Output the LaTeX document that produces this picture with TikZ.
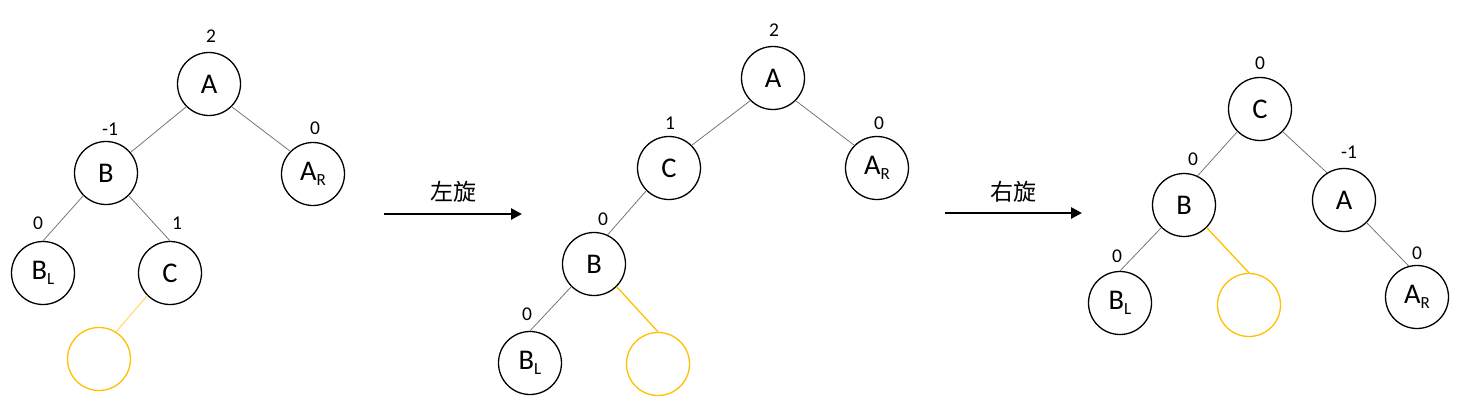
\documentclass[tikz,border=0pt]{standalone}
\usepackage{fontspec}
\setmainfont{Carlito}
\newfontfamily\cjk{Noto Sans CJK SC}
\usetikzlibrary{arrows.meta}
\definecolor{gold}{HTML}{FFC000}
\definecolor{palegold}{HTML}{FFDB70}
\definecolor{edgegray}{HTML}{707070}
\newcommand\subtx[1]{\raisebox{-5pt}{\fontsize{17}{17}\selectfont #1}}
\tikzset{
  tn/.style={circle,draw=black,line width=1.3pt,minimum size=63pt,inner sep=0pt,font=\fontsize{28.5}{32}\selectfont},
  yn/.style={tn,draw=gold},
  bal/.style={font=\fontsize{19.5}{22}\selectfont,inner sep=0pt},
  treeedge/.style={draw=edgegray,line width=0.75pt},
  yedge/.style={draw=gold,line width=1.3pt},
  rotarrow/.style={line width=2.6pt,-{Triangle[length=11pt,width=11pt]}},
  rotlabel/.style={font=\cjk\fontsize{23}{26}\selectfont,inner sep=0pt}
}
\begin{document}
\begin{tikzpicture}[x=1pt,y=-1pt]
\useasboundingbox (0,0) rectangle (1460,407);
% ---------- tree 1 ----------
\node[tn] (a1) at (209,84) {A};
\node[tn] (b1) at (106,173) {B};
\node[tn] (ar1) at (313,174) {A\subtx{R}};
\node[tn] (bl1) at (43,273) {B\subtx{L}};
\node[tn] (c1) at (170,273) {C};
\node[yn] (y1) at (99,359) {};
\node[bal] (l1a) at (211,36) {2};
\node[bal] (l1b) at (110,129) {-1};
\node[bal] (l1ar) at (315,128) {0};
\node[bal] (l1bl) at (38,223) {0};
\node[bal] (l1c) at (177,223) {1};
\draw[treeedge] (a1.south west) -- (b1.40);
\draw[treeedge] (a1.south east) -- (ar1.north west);
\draw[treeedge] (b1.south west) -- (bl1.north);
\draw[treeedge] (b1.south east) -- (c1.north);
\draw[draw=palegold,line width=1.1pt] (c1.south west) -- (y1.58);
% ---------- arrow 1 ----------
\coordinate (s1) at (384,214);
\coordinate (e1) at (522,214);
\draw[rotarrow] (s1) -- (e1);
\node[rotlabel] (t1) at (453,192) {左旋};
% ---------- tree 2 ----------
\node[tn] (a2) at (773,78) {A};
\node[tn] (c2) at (669,168) {C};
\node[tn] (ar2) at (877,168) {A\subtx{R}};
\node[tn] (b2) at (594,264) {B};
\node[tn] (bl2) at (530,363) {B\subtx{L}};
\node[yn] (y2) at (658,364) {};
\node[bal] (l2a) at (774,30) {2};
\node[bal] (l2c) at (670,123) {1};
\node[bal] (l2ar) at (879,123) {0};
\node[bal] (l2b) at (603,219) {0};
\node[bal] (l2bl) at (527,314) {0};
\draw[treeedge] (a2.south west) -- (c2.north east);
\draw[treeedge] (a2.south east) -- (ar2.north west);
\draw[treeedge] (c2.south west) -- (b2.65);
\draw[treeedge] (b2.south west) -- (bl2.north);
\draw[yedge] (b2.south east) -- (y2.north);
% ---------- arrow 2 ----------
\coordinate (s2) at (945,213);
\coordinate (e2) at (1082,213);
\draw[rotarrow] (s2) -- (e2);
\node[rotlabel] (t2) at (1013,192) {右旋};
% ---------- tree 3 ----------
\node[tn] (c3) at (1260,109) {C};
\node[tn] (b3) at (1184,205) {B};
\node[tn] (a3) at (1344,200) {A};
\node[tn] (bl3) at (1120,303) {B\subtx{L}};
\node[yn] (y3) at (1249,305) {};
\node[tn] (ar3) at (1417,297) {A\subtx{R}};
\node[bal] (l3c) at (1260,63) {0};
\node[bal] (l3b) at (1193,159) {0};
\node[bal] (l3a) at (1349,152) {-1};
\node[bal] (l3bl) at (1117,256) {0};
\node[bal] (l3ar) at (1417,253) {0};
\draw[treeedge] (c3.south west) -- (b3.65);
\draw[treeedge] (c3.south east) -- (a3.122);
\draw[treeedge] (b3.south west) -- (bl3.north);
\draw[yedge] (b3.south east) -- (y3.north);
\draw[treeedge] (a3.south east) -- (ar3.105);
\end{tikzpicture}
\end{document}
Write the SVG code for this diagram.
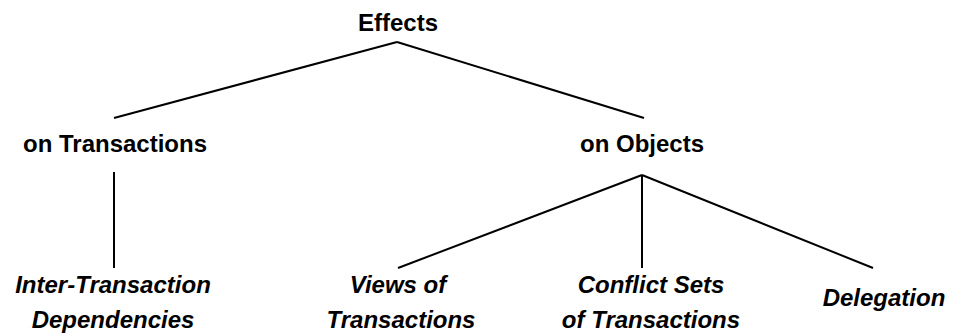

::::

▶ **Your goal**: Your task is to set down the records shown above exactly, minus any pictures.

▶ **Task result**:
Output the LaTeX document that produces this picture with TikZ.
\documentclass[tikz,border=0pt]{standalone}
\usepackage{fontspec}
\setmainfont{Carlito}
\newfontfamily\cjk{Noto Sans CJK SC}
\usetikzlibrary{arrows.meta}
\definecolor{gold}{HTML}{FFC000}
\definecolor{palegold}{HTML}{FFDB70}
\definecolor{edgegray}{HTML}{707070}
\newcommand\subtx[1]{\raisebox{-5pt}{\fontsize{17}{17}\selectfont #1}}
\tikzset{
  tn/.style={circle,draw=black,line width=1.3pt,minimum size=63pt,inner sep=0pt,font=\fontsize{28.5}{32}\selectfont},
  yn/.style={tn,draw=gold},
  bal/.style={font=\fontsize{19.5}{22}\selectfont,inner sep=0pt},
  treeedge/.style={draw=edgegray,line width=0.75pt},
  yedge/.style={draw=gold,line width=1.3pt},
  rotarrow/.style={line width=2.6pt,-{Triangle[length=11pt,width=11pt]}},
  rotlabel/.style={font=\cjk\fontsize{23}{26}\selectfont,inner sep=0pt}
}
\begin{document}
\begin{tikzpicture}[x=1pt,y=-1pt]
\useasboundingbox (0,0) rectangle (1460,407);
% ---------- tree 1 ----------
\node[tn] (a1) at (209,84) {A};
\node[tn] (b1) at (106,173) {B};
\node[tn] (ar1) at (313,174) {A\subtx{R}};
\node[tn] (bl1) at (43,273) {B\subtx{L}};
\node[tn] (c1) at (170,273) {C};
\node[yn] (y1) at (99,359) {};
\node[bal] (l1a) at (211,36) {2};
\node[bal] (l1b) at (110,129) {-1};
\node[bal] (l1ar) at (315,128) {0};
\node[bal] (l1bl) at (38,223) {0};
\node[bal] (l1c) at (177,223) {1};
\draw[treeedge] (a1.south west) -- (b1.40);
\draw[treeedge] (a1.south east) -- (ar1.north west);
\draw[treeedge] (b1.south west) -- (bl1.north);
\draw[treeedge] (b1.south east) -- (c1.north);
\draw[draw=palegold,line width=1.1pt] (c1.south west) -- (y1.58);
% ---------- arrow 1 ----------
\coordinate (s1) at (384,214);
\coordinate (e1) at (522,214);
\draw[rotarrow] (s1) -- (e1);
\node[rotlabel] (t1) at (453,192) {左旋};
% ---------- tree 2 ----------
\node[tn] (a2) at (773,78) {A};
\node[tn] (c2) at (669,168) {C};
\node[tn] (ar2) at (877,168) {A\subtx{R}};
\node[tn] (b2) at (594,264) {B};
\node[tn] (bl2) at (530,363) {B\subtx{L}};
\node[yn] (y2) at (658,364) {};
\node[bal] (l2a) at (774,30) {2};
\node[bal] (l2c) at (670,123) {1};
\node[bal] (l2ar) at (879,123) {0};
\node[bal] (l2b) at (603,219) {0};
\node[bal] (l2bl) at (527,314) {0};
\draw[treeedge] (a2.south west) -- (c2.north east);
\draw[treeedge] (a2.south east) -- (ar2.north west);
\draw[treeedge] (c2.south west) -- (b2.65);
\draw[treeedge] (b2.south west) -- (bl2.north);
\draw[yedge] (b2.south east) -- (y2.north);
% ---------- arrow 2 ----------
\coordinate (s2) at (945,213);
\coordinate (e2) at (1082,213);
\draw[rotarrow] (s2) -- (e2);
\node[rotlabel] (t2) at (1013,192) {右旋};
% ---------- tree 3 ----------
\node[tn] (c3) at (1260,109) {C};
\node[tn] (b3) at (1184,205) {B};
\node[tn] (a3) at (1344,200) {A};
\node[tn] (bl3) at (1120,303) {B\subtx{L}};
\node[yn] (y3) at (1249,305) {};
\node[tn] (ar3) at (1417,297) {A\subtx{R}};
\node[bal] (l3c) at (1260,63) {0};
\node[bal] (l3b) at (1193,159) {0};
\node[bal] (l3a) at (1349,152) {-1};
\node[bal] (l3bl) at (1117,256) {0};
\node[bal] (l3ar) at (1417,253) {0};
\draw[treeedge] (c3.south west) -- (b3.65);
\draw[treeedge] (c3.south east) -- (a3.122);
\draw[treeedge] (b3.south west) -- (bl3.north);
\draw[yedge] (b3.south east) -- (y3.north);
\draw[treeedge] (a3.south east) -- (ar3.105);
\end{tikzpicture}
\end{document}
Write the SVG code for this diagram.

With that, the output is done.